Round-toed shoes: What's the point
By Beth Teitell
Thursday, September 2, 2004

I stumbled, weeping, out of the shoe store on Newbury Street. Dropping to my knees, I raised my arms to the heavens and wailed to the fickle gods of fashion:
     ``Why, oh why, hast thou sent us high-heeled round-toe shoes for fall? Does thou wantest us to looketh like Betty Boop or Olive Oyl? Or liketh we are wearing orthopedic footwear?
     ``Dost thou not care that we have closets full of pointy-toed shoes? That some of us had our toes surgically shortened to wear Manolos? Art thou not watching `Sex and the City' reruns on TBS?''
     There was a crack of thunder, which I took as a sign that mine is not to question why, but rather to invest heavily in the new silhouette. I returned to the store, but I was surrounded by doubters:
     ``Round is one of my favorite shapes, just not for shoes,'' a skeptic said, casting off a round-toed pair. ``Doughnuts are round, most of my body is round, but shoes should be skinny - I live vicariously through them.

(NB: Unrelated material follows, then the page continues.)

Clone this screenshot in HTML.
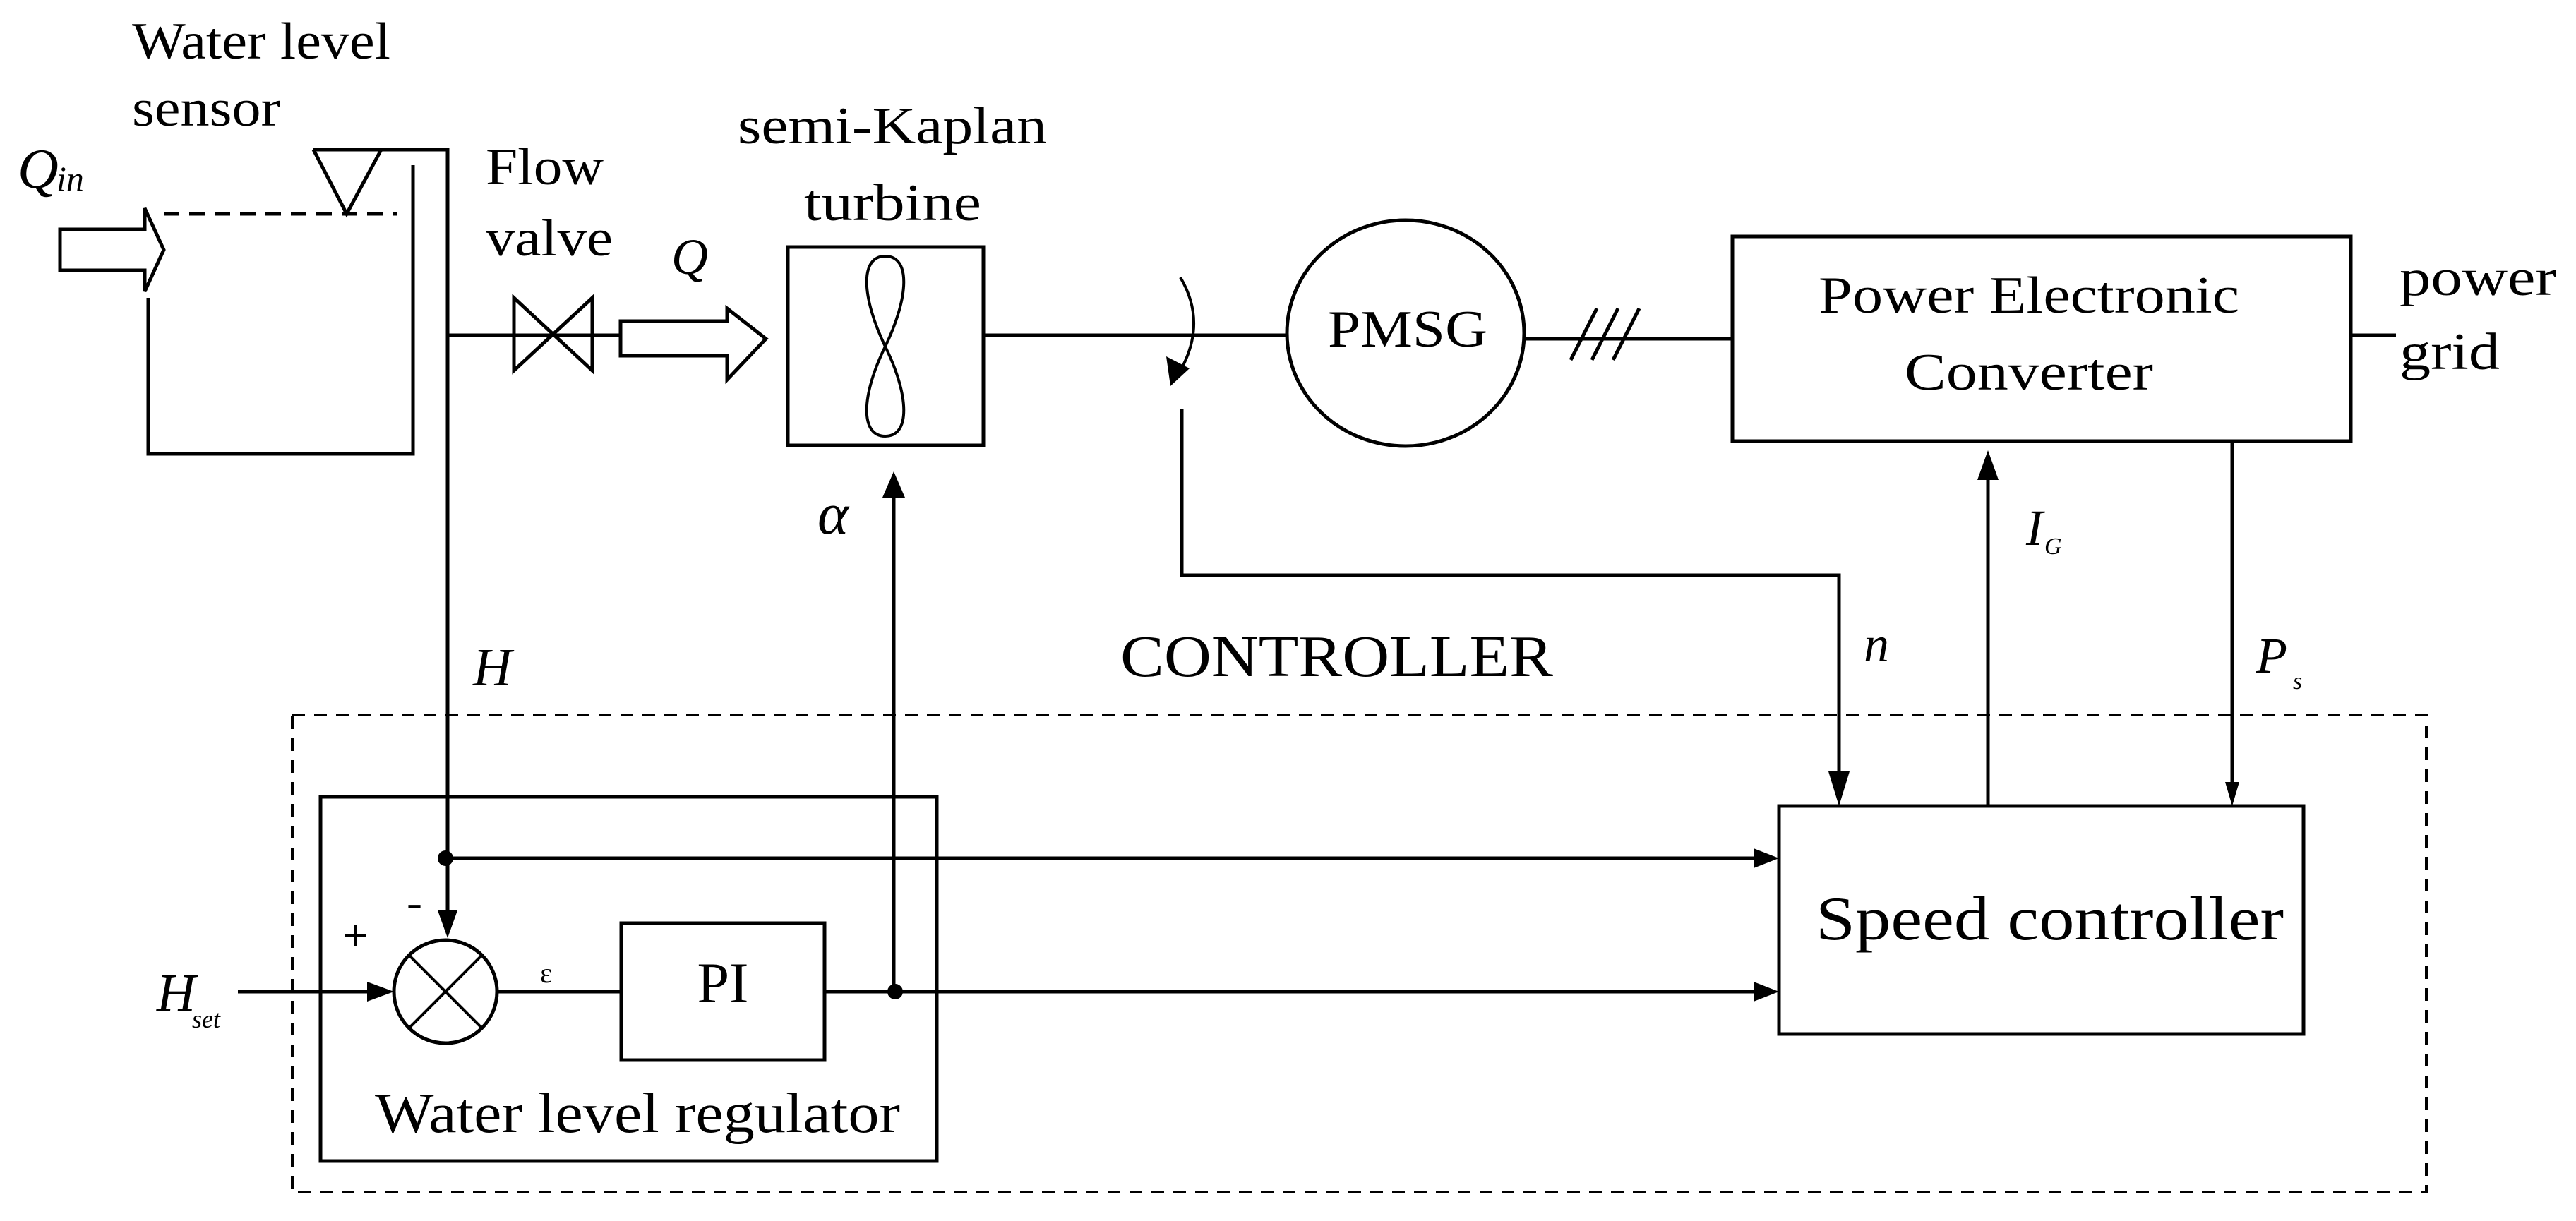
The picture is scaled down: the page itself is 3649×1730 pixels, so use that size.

Round-toed shoes would definitely make me look fat - not the doughnuts, the shoes.''
     I brushed her aside and approached another seeker: ``Why can't we all have the toes we want?'' she asked, slipping off her Peds. ``I like pointy and square.''
     I went up to another Doubting Blahnik. ``They're not even comfortable - it's like they're pointy inside. They hurt and they look stupid.''
     I feared for her. ``But you're going to be out of style,'' I warned. ``Doomed to the eighth circle of So Last Year.''
     ``I don't care about being out of style,'' she said, ``if the style's stupid.''
     In need of guidance, I called a guru, April Riccio, the public relations manager at Neiman Marcus, one of the city's shrines to high fashion.
     ``They're selling very well,'' she intoned. ``There's the whole feeling of glamour that is part of the fashion trend this season. The rounded-toe, high-heeled shoe is reminiscent of the ladylike shoes in the '40s and '50s.''
     ``Amen,'' I yelled, and as luck would have it, a convert happened by. She took my hand.
     ``In round-toed shoes,'' she began, ``you're Barbara Stanwyck leading whatshisname astray in `Double Indemnity,' or you're the dame with a heart of ice walking into the hard-boiled detective's office, about to sell him a bill of goods and break his heart, just like all the rest.
     ``Pointy-toed stilettoes say, `I'm a ballbuster, and a sexually aggressive one at that.' ''
     Round-toed shoes say, ``I'll let you hold the door, but I may plug ya with a .38.''
     The retro spirit was starting to move me. I pulled down the veil on my imaginary hat, squared my shoulders in my best Rosalind Russell, and headed, no, sashayed to the mall.